▼
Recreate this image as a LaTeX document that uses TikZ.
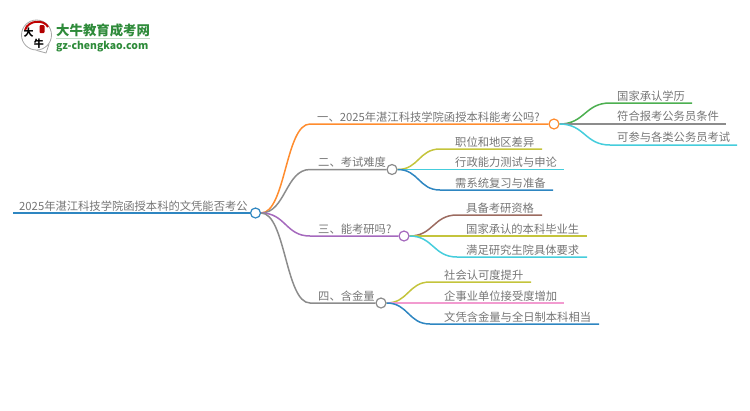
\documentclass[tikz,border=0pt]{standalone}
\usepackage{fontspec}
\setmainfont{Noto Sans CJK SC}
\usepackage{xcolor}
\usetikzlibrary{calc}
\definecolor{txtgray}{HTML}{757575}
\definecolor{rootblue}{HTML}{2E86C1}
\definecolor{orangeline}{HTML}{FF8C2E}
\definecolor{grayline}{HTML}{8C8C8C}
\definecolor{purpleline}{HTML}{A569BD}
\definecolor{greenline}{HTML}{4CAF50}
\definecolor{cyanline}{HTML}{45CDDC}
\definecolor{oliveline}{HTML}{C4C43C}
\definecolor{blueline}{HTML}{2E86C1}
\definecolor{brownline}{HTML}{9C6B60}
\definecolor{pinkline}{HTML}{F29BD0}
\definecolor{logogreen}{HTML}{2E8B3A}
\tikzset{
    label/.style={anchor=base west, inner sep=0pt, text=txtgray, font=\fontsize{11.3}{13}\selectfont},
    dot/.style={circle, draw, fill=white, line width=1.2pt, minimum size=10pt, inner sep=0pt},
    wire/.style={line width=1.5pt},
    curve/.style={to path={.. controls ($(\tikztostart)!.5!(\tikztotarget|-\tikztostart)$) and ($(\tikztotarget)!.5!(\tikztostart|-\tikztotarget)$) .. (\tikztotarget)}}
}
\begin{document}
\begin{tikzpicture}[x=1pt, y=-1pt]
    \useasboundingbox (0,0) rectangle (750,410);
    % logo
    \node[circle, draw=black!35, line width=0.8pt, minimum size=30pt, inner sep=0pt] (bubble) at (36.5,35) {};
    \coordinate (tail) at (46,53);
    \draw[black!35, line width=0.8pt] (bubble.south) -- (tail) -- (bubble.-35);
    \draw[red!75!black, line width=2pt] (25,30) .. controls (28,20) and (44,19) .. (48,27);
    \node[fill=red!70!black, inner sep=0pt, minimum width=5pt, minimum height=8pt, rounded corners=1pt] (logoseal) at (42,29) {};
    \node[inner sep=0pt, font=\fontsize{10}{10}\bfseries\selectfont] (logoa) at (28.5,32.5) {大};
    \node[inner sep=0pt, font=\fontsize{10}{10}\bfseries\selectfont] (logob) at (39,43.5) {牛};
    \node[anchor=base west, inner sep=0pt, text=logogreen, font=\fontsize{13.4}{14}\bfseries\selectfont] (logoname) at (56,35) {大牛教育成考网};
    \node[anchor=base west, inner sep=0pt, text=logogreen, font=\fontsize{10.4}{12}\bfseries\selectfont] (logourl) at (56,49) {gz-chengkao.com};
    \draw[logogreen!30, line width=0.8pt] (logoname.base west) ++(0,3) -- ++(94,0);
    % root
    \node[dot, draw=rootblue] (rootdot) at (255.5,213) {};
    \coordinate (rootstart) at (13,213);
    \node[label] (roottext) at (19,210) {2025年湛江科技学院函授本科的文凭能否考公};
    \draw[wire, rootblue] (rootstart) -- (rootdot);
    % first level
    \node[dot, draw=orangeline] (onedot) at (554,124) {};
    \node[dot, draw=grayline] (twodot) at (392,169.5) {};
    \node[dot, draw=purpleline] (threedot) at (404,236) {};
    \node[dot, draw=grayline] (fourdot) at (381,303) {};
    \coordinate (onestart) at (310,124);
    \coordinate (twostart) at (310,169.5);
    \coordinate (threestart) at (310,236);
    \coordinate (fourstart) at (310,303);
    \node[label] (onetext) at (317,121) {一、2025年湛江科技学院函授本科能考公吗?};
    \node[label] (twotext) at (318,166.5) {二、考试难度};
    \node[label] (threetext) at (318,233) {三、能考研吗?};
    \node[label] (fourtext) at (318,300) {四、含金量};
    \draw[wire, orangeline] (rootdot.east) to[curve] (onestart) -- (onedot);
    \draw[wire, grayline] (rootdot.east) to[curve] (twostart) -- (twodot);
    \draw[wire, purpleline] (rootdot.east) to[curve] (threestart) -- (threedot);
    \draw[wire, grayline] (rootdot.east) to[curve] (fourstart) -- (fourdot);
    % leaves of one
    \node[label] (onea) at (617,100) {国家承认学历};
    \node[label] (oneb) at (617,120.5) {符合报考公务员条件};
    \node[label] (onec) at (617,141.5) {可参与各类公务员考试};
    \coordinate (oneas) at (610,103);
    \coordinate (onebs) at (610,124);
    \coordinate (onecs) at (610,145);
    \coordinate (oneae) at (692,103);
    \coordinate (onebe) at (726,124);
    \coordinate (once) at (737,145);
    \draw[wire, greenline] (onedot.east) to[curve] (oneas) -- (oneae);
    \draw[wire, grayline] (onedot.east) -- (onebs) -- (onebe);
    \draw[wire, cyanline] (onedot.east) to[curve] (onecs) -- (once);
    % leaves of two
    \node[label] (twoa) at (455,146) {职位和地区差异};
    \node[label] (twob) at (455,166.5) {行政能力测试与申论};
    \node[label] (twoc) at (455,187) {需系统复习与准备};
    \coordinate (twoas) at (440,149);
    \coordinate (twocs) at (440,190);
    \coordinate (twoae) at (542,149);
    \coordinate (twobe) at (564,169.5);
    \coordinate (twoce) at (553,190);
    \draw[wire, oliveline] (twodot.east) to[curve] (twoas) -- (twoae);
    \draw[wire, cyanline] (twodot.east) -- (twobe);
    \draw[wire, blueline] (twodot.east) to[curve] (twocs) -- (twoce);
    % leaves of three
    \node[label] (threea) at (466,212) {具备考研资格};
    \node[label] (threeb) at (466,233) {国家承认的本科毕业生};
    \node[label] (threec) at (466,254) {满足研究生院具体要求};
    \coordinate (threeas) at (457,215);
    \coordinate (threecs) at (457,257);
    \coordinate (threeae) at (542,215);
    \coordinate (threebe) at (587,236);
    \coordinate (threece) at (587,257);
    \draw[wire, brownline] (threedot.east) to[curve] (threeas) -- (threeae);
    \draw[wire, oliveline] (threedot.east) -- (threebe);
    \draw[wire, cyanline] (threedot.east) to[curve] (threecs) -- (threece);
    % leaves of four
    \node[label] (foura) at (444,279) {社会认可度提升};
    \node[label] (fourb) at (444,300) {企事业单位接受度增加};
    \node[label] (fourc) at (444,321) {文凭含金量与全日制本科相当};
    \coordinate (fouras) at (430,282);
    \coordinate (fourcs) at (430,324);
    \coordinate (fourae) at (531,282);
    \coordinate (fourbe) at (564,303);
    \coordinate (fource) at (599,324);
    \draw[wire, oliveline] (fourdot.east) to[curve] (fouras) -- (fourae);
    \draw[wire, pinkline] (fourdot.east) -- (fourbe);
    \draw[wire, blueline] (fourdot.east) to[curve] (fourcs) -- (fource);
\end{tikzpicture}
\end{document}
▲
[REQUIRED WORK] Your task is to reproduce all of the material exactly. The pictures stay out.

[REPLY]
Recreate this image as a LaTeX document that uses TikZ.
\documentclass[tikz,border=0pt]{standalone}
\usepackage{fontspec}
\setmainfont{Noto Sans CJK SC}
\usepackage{xcolor}
\usetikzlibrary{calc}
\definecolor{txtgray}{HTML}{757575}
\definecolor{rootblue}{HTML}{2E86C1}
\definecolor{orangeline}{HTML}{FF8C2E}
\definecolor{grayline}{HTML}{8C8C8C}
\definecolor{purpleline}{HTML}{A569BD}
\definecolor{greenline}{HTML}{4CAF50}
\definecolor{cyanline}{HTML}{45CDDC}
\definecolor{oliveline}{HTML}{C4C43C}
\definecolor{blueline}{HTML}{2E86C1}
\definecolor{brownline}{HTML}{9C6B60}
\definecolor{pinkline}{HTML}{F29BD0}
\definecolor{logogreen}{HTML}{2E8B3A}
\tikzset{
    label/.style={anchor=base west, inner sep=0pt, text=txtgray, font=\fontsize{11.3}{13}\selectfont},
    dot/.style={circle, draw, fill=white, line width=1.2pt, minimum size=10pt, inner sep=0pt},
    wire/.style={line width=1.5pt},
    curve/.style={to path={.. controls ($(\tikztostart)!.5!(\tikztotarget|-\tikztostart)$) and ($(\tikztotarget)!.5!(\tikztostart|-\tikztotarget)$) .. (\tikztotarget)}}
}
\begin{document}
\begin{tikzpicture}[x=1pt, y=-1pt]
    \useasboundingbox (0,0) rectangle (750,410);
    % logo
    \node[circle, draw=black!35, line width=0.8pt, minimum size=30pt, inner sep=0pt] (bubble) at (36.5,35) {};
    \coordinate (tail) at (46,53);
    \draw[black!35, line width=0.8pt] (bubble.south) -- (tail) -- (bubble.-35);
    \draw[red!75!black, line width=2pt] (25,30) .. controls (28,20) and (44,19) .. (48,27);
    \node[fill=red!70!black, inner sep=0pt, minimum width=5pt, minimum height=8pt, rounded corners=1pt] (logoseal) at (42,29) {};
    \node[inner sep=0pt, font=\fontsize{10}{10}\bfseries\selectfont] (logoa) at (28.5,32.5) {大};
    \node[inner sep=0pt, font=\fontsize{10}{10}\bfseries\selectfont] (logob) at (39,43.5) {牛};
    \node[anchor=base west, inner sep=0pt, text=logogreen, font=\fontsize{13.4}{14}\bfseries\selectfont] (logoname) at (56,35) {大牛教育成考网};
    \node[anchor=base west, inner sep=0pt, text=logogreen, font=\fontsize{10.4}{12}\bfseries\selectfont] (logourl) at (56,49) {gz-chengkao.com};
    \draw[logogreen!30, line width=0.8pt] (logoname.base west) ++(0,3) -- ++(94,0);
    % root
    \node[dot, draw=rootblue] (rootdot) at (255.5,213) {};
    \coordinate (rootstart) at (13,213);
    \node[label] (roottext) at (19,210) {2025年湛江科技学院函授本科的文凭能否考公};
    \draw[wire, rootblue] (rootstart) -- (rootdot);
    % first level
    \node[dot, draw=orangeline] (onedot) at (554,124) {};
    \node[dot, draw=grayline] (twodot) at (392,169.5) {};
    \node[dot, draw=purpleline] (threedot) at (404,236) {};
    \node[dot, draw=grayline] (fourdot) at (381,303) {};
    \coordinate (onestart) at (310,124);
    \coordinate (twostart) at (310,169.5);
    \coordinate (threestart) at (310,236);
    \coordinate (fourstart) at (310,303);
    \node[label] (onetext) at (317,121) {一、2025年湛江科技学院函授本科能考公吗?};
    \node[label] (twotext) at (318,166.5) {二、考试难度};
    \node[label] (threetext) at (318,233) {三、能考研吗?};
    \node[label] (fourtext) at (318,300) {四、含金量};
    \draw[wire, orangeline] (rootdot.east) to[curve] (onestart) -- (onedot);
    \draw[wire, grayline] (rootdot.east) to[curve] (twostart) -- (twodot);
    \draw[wire, purpleline] (rootdot.east) to[curve] (threestart) -- (threedot);
    \draw[wire, grayline] (rootdot.east) to[curve] (fourstart) -- (fourdot);
    % leaves of one
    \node[label] (onea) at (617,100) {国家承认学历};
    \node[label] (oneb) at (617,120.5) {符合报考公务员条件};
    \node[label] (onec) at (617,141.5) {可参与各类公务员考试};
    \coordinate (oneas) at (610,103);
    \coordinate (onebs) at (610,124);
    \coordinate (onecs) at (610,145);
    \coordinate (oneae) at (692,103);
    \coordinate (onebe) at (726,124);
    \coordinate (once) at (737,145);
    \draw[wire, greenline] (onedot.east) to[curve] (oneas) -- (oneae);
    \draw[wire, grayline] (onedot.east) -- (onebs) -- (onebe);
    \draw[wire, cyanline] (onedot.east) to[curve] (onecs) -- (once);
    % leaves of two
    \node[label] (twoa) at (455,146) {职位和地区差异};
    \node[label] (twob) at (455,166.5) {行政能力测试与申论};
    \node[label] (twoc) at (455,187) {需系统复习与准备};
    \coordinate (twoas) at (440,149);
    \coordinate (twocs) at (440,190);
    \coordinate (twoae) at (542,149);
    \coordinate (twobe) at (564,169.5);
    \coordinate (twoce) at (553,190);
    \draw[wire, oliveline] (twodot.east) to[curve] (twoas) -- (twoae);
    \draw[wire, cyanline] (twodot.east) -- (twobe);
    \draw[wire, blueline] (twodot.east) to[curve] (twocs) -- (twoce);
    % leaves of three
    \node[label] (threea) at (466,212) {具备考研资格};
    \node[label] (threeb) at (466,233) {国家承认的本科毕业生};
    \node[label] (threec) at (466,254) {满足研究生院具体要求};
    \coordinate (threeas) at (457,215);
    \coordinate (threecs) at (457,257);
    \coordinate (threeae) at (542,215);
    \coordinate (threebe) at (587,236);
    \coordinate (threece) at (587,257);
    \draw[wire, brownline] (threedot.east) to[curve] (threeas) -- (threeae);
    \draw[wire, oliveline] (threedot.east) -- (threebe);
    \draw[wire, cyanline] (threedot.east) to[curve] (threecs) -- (threece);
    % leaves of four
    \node[label] (foura) at (444,279) {社会认可度提升};
    \node[label] (fourb) at (444,300) {企事业单位接受度增加};
    \node[label] (fourc) at (444,321) {文凭含金量与全日制本科相当};
    \coordinate (fouras) at (430,282);
    \coordinate (fourcs) at (430,324);
    \coordinate (fourae) at (531,282);
    \coordinate (fourbe) at (564,303);
    \coordinate (fource) at (599,324);
    \draw[wire, oliveline] (fourdot.east) to[curve] (fouras) -- (fourae);
    \draw[wire, pinkline] (fourdot.east) -- (fourbe);
    \draw[wire, blueline] (fourdot.east) to[curve] (fourcs) -- (fource);
\end{tikzpicture}
\end{document}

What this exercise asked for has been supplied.